[Collection entries]
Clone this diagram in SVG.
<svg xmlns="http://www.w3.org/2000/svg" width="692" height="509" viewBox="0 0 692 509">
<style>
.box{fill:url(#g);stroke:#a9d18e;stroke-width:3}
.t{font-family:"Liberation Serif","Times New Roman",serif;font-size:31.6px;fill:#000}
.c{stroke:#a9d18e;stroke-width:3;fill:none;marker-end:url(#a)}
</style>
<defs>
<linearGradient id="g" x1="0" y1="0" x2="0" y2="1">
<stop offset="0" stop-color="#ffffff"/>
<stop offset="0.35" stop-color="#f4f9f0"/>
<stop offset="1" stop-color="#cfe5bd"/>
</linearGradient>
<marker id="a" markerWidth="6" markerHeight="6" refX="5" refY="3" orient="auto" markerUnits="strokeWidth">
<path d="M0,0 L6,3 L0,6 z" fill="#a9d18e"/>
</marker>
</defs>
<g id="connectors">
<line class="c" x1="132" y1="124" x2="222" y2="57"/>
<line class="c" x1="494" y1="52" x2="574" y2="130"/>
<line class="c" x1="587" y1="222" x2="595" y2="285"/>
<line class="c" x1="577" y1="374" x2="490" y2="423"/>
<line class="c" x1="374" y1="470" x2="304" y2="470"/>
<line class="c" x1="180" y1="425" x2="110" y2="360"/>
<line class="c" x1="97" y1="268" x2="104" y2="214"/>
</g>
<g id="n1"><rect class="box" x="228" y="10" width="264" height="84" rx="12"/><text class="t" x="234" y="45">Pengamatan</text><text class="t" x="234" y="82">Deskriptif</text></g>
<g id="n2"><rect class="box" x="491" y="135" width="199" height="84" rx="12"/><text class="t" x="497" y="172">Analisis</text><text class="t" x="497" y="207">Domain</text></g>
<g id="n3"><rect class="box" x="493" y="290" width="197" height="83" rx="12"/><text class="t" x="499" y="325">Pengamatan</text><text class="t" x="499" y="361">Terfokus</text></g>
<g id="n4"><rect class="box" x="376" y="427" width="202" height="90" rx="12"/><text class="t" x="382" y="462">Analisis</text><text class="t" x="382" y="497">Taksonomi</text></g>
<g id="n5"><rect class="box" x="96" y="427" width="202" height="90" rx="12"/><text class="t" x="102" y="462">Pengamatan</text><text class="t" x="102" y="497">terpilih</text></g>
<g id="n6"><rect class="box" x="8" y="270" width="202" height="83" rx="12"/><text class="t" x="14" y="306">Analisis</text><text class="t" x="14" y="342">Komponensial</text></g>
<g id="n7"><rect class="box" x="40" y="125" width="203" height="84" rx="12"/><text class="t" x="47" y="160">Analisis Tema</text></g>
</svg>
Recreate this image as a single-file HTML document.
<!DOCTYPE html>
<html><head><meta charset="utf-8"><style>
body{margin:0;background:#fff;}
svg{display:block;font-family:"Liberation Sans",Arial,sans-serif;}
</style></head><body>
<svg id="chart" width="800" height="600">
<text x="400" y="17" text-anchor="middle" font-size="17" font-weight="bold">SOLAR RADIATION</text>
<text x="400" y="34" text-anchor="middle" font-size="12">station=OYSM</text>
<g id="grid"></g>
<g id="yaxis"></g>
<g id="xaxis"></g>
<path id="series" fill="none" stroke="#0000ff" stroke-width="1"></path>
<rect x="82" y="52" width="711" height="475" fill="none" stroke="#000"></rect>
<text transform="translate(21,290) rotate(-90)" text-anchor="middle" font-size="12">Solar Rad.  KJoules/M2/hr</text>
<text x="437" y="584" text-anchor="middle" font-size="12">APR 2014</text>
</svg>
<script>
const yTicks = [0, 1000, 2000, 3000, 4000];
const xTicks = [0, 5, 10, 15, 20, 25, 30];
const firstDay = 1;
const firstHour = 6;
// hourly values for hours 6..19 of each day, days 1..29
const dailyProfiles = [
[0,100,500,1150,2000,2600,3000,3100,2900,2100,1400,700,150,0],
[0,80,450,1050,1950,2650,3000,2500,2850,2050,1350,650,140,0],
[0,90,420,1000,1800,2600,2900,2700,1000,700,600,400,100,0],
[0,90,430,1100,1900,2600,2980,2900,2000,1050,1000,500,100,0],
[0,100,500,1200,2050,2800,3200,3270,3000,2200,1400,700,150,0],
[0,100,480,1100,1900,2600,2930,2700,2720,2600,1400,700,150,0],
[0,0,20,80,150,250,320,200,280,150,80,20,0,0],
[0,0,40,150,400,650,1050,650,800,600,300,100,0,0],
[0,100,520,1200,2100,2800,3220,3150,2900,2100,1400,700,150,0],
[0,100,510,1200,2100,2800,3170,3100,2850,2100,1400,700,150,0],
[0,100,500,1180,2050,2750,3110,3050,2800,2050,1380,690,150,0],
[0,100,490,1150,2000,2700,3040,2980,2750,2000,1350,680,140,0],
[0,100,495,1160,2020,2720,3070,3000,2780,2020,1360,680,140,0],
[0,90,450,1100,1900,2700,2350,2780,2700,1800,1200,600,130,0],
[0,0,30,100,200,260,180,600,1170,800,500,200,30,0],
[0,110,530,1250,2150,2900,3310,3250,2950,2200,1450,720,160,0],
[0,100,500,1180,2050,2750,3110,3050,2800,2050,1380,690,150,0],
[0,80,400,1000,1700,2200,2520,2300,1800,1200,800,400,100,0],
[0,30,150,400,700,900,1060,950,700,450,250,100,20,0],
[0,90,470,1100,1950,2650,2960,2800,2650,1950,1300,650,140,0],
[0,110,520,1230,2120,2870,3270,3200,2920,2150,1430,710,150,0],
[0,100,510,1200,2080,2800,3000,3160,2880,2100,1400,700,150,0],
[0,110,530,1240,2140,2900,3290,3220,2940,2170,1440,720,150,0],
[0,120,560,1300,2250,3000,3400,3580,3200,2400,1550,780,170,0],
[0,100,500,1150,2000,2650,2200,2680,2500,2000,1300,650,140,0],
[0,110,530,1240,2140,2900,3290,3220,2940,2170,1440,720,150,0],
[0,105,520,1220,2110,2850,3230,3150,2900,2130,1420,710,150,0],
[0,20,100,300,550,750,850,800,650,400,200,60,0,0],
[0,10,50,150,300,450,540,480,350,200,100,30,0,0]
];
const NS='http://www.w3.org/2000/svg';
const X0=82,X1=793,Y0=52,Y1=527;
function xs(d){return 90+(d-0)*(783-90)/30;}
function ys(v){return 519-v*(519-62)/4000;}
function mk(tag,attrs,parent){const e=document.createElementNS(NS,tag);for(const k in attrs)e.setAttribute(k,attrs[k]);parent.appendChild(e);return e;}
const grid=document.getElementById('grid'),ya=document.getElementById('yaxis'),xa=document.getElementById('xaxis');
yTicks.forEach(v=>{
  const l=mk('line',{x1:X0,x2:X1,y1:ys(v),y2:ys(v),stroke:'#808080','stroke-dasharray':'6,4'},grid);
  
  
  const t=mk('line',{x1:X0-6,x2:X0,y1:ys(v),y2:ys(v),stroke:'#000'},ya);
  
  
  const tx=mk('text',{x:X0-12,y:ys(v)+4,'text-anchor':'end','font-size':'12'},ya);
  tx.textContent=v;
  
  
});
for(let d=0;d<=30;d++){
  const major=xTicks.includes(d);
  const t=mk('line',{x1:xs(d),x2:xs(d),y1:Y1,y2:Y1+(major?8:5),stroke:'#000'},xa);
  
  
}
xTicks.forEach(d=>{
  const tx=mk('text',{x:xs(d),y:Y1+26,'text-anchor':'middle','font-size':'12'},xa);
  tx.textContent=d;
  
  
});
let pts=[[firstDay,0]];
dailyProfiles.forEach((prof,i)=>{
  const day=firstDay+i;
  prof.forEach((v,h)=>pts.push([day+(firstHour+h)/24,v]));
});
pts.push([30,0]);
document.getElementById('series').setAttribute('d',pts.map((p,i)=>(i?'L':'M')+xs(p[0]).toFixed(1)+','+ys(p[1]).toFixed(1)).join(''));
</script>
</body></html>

- Task objective:
Copy each line of the records containing the string "this".

- Result of the task:
Clone this diagram in SVG.
Recreate this image as a single-file HTML document.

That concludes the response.